Jorge Amado’s Gabriella Clove and Cinnamon and Dona Flor and Her Two Husbands are marvelous works of overflowing humor and humanity, with particular sympathy for women in their oppression, set in the northeastern Brazilian state of Bahia and very particular in their treatment of local society, customs, nightlife, and so on.

R. K. Narayan’s Swami and His Friends; Mr. Sampath: the Printer of Malgudi; The Financial Expert, The Painter of Signs; The Bachelor of Arts; The Guide are as particular as Amado, in their treatment of a small southern Indian city, peopled with a marvelous set of characters and sparkling flashes of wit. I find that Narayan has difficulty bringing a plot line to a satisfactory conclusion but this is not a great fault in his short and highly entertaining novels.

Confucius Analects, translated by Slingerland, is both readable and precise, and includes much supplementary material, in particular material on each saying drawn from the long Chinese tradition of commentary.

Casanova’s History of My Life, in twelve volumes combined into six books in an excellent contemporary translation, is full of thrills and details about life in post-Renaissance Italy and France. Casanova played out many roles in a very eventful lifelong attempt at material and social success and I tend to believe his claim that remorse over a particular bad deed (described in some detail) compels him to perfect honesty. True or not, many fascinating stories.

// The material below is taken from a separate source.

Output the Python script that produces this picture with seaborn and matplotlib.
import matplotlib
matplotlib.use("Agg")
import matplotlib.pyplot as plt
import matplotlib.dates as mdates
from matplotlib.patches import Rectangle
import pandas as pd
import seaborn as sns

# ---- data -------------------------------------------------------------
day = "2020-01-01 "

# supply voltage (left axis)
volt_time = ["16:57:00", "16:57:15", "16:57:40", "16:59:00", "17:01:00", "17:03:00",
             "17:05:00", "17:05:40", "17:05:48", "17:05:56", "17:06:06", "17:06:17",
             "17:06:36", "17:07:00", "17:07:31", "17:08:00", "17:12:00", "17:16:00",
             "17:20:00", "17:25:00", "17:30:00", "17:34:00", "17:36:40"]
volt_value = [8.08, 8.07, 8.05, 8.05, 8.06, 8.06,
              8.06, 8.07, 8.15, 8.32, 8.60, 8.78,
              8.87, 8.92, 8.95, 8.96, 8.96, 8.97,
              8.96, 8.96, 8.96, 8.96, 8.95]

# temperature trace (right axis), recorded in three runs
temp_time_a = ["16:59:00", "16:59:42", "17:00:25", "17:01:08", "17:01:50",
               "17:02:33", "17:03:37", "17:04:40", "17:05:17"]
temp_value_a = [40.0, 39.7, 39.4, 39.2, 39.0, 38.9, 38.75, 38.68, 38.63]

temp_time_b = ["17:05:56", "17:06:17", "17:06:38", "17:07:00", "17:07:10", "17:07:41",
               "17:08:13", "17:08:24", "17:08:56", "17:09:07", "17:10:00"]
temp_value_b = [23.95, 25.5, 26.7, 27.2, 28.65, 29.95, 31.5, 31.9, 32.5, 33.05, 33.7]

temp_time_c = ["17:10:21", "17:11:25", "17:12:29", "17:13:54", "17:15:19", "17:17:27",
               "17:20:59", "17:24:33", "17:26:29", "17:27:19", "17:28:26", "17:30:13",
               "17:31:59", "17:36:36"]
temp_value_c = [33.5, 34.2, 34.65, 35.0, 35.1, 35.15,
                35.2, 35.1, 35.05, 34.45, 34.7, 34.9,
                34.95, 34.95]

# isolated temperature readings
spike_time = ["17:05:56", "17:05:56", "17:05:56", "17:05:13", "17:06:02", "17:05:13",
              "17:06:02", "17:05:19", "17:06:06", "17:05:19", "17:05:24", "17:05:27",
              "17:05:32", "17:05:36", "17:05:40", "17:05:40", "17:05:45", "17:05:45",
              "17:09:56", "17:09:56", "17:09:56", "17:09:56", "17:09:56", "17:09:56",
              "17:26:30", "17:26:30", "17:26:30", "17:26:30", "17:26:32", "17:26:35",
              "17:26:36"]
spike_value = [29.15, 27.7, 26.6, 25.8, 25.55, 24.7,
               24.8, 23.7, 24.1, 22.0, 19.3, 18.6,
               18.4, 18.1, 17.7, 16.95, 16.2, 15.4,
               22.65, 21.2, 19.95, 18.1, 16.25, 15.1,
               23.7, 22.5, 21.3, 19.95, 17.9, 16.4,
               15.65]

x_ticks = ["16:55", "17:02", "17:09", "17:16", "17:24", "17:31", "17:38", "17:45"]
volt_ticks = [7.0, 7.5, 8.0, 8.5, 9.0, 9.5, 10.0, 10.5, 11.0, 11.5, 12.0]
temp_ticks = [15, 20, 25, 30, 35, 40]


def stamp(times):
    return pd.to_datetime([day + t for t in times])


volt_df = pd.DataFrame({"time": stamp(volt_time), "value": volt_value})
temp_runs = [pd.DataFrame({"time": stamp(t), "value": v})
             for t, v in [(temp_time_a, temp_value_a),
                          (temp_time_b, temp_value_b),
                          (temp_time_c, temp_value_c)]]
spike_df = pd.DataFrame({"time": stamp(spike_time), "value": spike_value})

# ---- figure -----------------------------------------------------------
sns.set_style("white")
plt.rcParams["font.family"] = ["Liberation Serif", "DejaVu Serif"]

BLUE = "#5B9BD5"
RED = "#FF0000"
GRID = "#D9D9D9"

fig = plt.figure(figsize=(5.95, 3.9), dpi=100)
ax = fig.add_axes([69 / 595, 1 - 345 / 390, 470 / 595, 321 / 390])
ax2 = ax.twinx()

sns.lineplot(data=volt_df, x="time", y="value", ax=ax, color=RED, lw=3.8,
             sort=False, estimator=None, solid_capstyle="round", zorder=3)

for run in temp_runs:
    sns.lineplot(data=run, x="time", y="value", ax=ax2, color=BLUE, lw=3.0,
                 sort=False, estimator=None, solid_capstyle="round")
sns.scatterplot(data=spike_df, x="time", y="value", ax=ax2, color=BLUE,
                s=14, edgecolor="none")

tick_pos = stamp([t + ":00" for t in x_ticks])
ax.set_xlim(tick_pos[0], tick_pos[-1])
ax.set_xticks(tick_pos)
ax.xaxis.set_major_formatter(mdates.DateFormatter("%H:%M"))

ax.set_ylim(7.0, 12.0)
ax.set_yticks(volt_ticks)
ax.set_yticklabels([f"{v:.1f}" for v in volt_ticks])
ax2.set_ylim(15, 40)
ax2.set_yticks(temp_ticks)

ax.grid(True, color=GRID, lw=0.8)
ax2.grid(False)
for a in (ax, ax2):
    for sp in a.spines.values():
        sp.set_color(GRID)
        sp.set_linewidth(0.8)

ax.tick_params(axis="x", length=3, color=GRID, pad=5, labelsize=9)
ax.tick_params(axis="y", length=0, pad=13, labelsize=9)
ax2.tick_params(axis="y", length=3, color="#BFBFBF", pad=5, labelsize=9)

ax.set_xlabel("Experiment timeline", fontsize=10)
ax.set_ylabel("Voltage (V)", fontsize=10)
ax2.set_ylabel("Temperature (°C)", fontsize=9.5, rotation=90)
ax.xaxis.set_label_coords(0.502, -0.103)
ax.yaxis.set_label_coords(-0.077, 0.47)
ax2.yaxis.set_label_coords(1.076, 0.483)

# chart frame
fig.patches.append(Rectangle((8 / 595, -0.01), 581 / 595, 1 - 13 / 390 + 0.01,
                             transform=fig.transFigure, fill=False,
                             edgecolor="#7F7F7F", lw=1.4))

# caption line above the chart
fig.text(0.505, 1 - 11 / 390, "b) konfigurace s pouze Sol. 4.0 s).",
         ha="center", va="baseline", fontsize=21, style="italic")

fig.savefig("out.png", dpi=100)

V. S. Pritchett’s A Cab at the Door and Midnight Oil are entertaining memoirs of his childhood, youth and apprenticeship as a writer. The first of these two has wonderful descriptions of the older people in his life.

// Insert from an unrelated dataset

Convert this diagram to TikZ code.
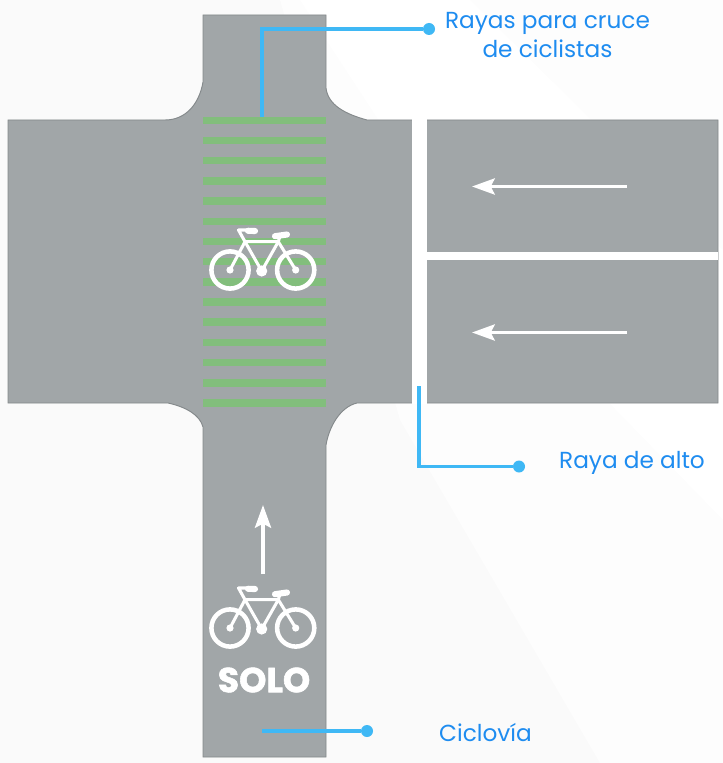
\documentclass[tikz,border=0pt]{standalone}
\usepackage{fontspec}
\setmainfont{Poppins}
\newfontfamily\solofont[FakeBold=1.6]{Poppins Bold}
\usetikzlibrary{arrows.meta}
\definecolor{paper}{HTML}{FAFAFA}
\definecolor{band}{HTML}{FDFDFD}
\definecolor{road}{HTML}{A1A6A8}
\definecolor{roadedge}{HTML}{84898B}
\definecolor{stripe}{HTML}{82BE7C}
\definecolor{leader}{HTML}{3FB8F5}
\definecolor{labelblue}{HTML}{1E8CF0}
\tikzset{
  x=0.75pt,y=-0.75pt,
  roadshape/.style={fill=road,draw=roadedge,line width=0.7pt},
  crossstripe/.style={fill=stripe,draw=none},
  paint/.style={fill=white,draw=none},
  flowarrow/.style={draw=white,line width=2.9pt,-{Stealth[length=17pt,width=12pt,inset=3pt]}},
  leaderline/.style={draw=leader,line width=2.4pt},
  leaderdot/.style={circle,fill=leader,draw=none,inner sep=0pt,minimum size=9pt},
  calllabel/.style={text=labelblue,font=\fontsize{17.4pt}{22pt}\selectfont,align=center,inner sep=0pt},
  solotext/.style={text=white,font=\fontsize{26pt}{26pt}\solofont,inner sep=0pt},
  bikeline/.style={draw=white,line width=2.3pt,line cap=round,line join=round},
  bikebar/.style={draw=white,line width=4.6pt,line cap=round},
  bike/.pic={
    \draw[bikeline,line width=3.4pt] (230,270) circle (18.6);
    \draw[bikeline,line width=3.4pt] (295.7,270) circle (18.6);
    \fill[white] (230,270) circle (3.6) (295.7,270) circle (3.6) (261.7,271) circle (5.6);
    \draw[bikeline] (230,270) -- (245,241.7) -- (278.3,241.7) -- (295.7,270);
    \draw[bikeline] (245,241.7) -- (261.7,271) -- (278.3,241.7);
    \draw[bikeline] (245,241.7) -- (238.5,230) -- (252,230);
    \draw[bikeline] (278.3,241.7) -- (280,236);
    \draw[bikebar] (248,230.8) -- (255,231);
    \draw[bikebar] (275,236.2) -- (287,234.5);
  }
}
\begin{document}
\begin{tikzpicture}
\useasboundingbox (0,0) rectangle (723,763);
\fill[paper] (0,0) rectangle (723,763);
\fill[band] (280,0) -- (723,0) -- (723,763) -- (600,763) -- (400,420) -- cycle;
\fill[white] (300,0) -- (470,0) -- (723,250) -- (723,520) -- (470,260) -- cycle;
% road
\path[roadshape] (203,15) -- (326,15) -- (326,88) .. controls (328,105) and (345,114) .. (367,120)
  -- (718,120) -- (718,403) -- (357,403) .. controls (340,407) and (329,427) .. (326,445)
  -- (326,757) -- (203,757) -- (203,427) .. controls (200,415) and (186,407) .. (168,403)
  -- (8,403) -- (8,120) -- (165,120) .. controls (185,120) and (199,105) .. (203,82) -- cycle;
% stripes
\foreach \yy in {120.5,140.5,160.5,181,201,221.5,241.5,261.5,282,302,322,342.5,362.5,383,403}
  \fill[crossstripe] (203,\yy-3.7) rectangle (326,\yy+3.7);
% stop line and lane line
\fill[paint] (412,119) rectangle (427,404);
\fill[paint] (427,252.3) rectangle (717.5,260);
% bikes
\pic at (0,0) {bike};
\pic at (0,358) {bike};
% arrows
\coordinate (a1s) at (627,186.5); \coordinate (a1e) at (472,186.5);
\coordinate (a2s) at (627,332.5); \coordinate (a2e) at (472,332.5);
\coordinate (a3s) at (263,574); \coordinate (a3e) at (263,505);
\draw[flowarrow] (a1s) -- (a1e);
\draw[flowarrow] (a2s) -- (a2e);
\draw[flowarrow] (a3s) -- (a3e);
\node[solotext] (solo) at (264,680) {SOLO};
% leaders
\coordinate (rayasEnd) at (262,117);
\coordinate (altoEnd) at (419,386);
\coordinate (cicloEnd) at (262,731);
\node[leaderdot] (rayasDot) at (429,29) {};
\node[leaderdot] (altoDot) at (519,466.5) {};
\node[leaderdot] (cicloDot) at (367,731) {};
\draw[leaderline] (rayasEnd) |- (rayasDot);
\draw[leaderline] (altoEnd) |- (altoDot);
\draw[leaderline] (cicloEnd) -- (cicloDot);
\node[calllabel] (rayasLabel) at (547.5,35) {Rayas para cruce\\de ciclistas};
\node[calllabel] (altoLabel) at (632,463) {Raya de alto};
\node[calllabel] (cicloLabel) at (485.5,733) {Ciclovía};
\end{tikzpicture}
\end{document}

Although The Life of Muhammad by Ibn Ishaq, translated and introduced by Guillaume, is overlong, excessively credulous, replete with tedious martial lyrics, yet contains much material that is so full of another actual world, the world of sixth-century Arabia, as to provide intermittent fascination.

David Shapiro's New and Selected Poems is by turns (or often, simultaneously) enthralling and bewildering.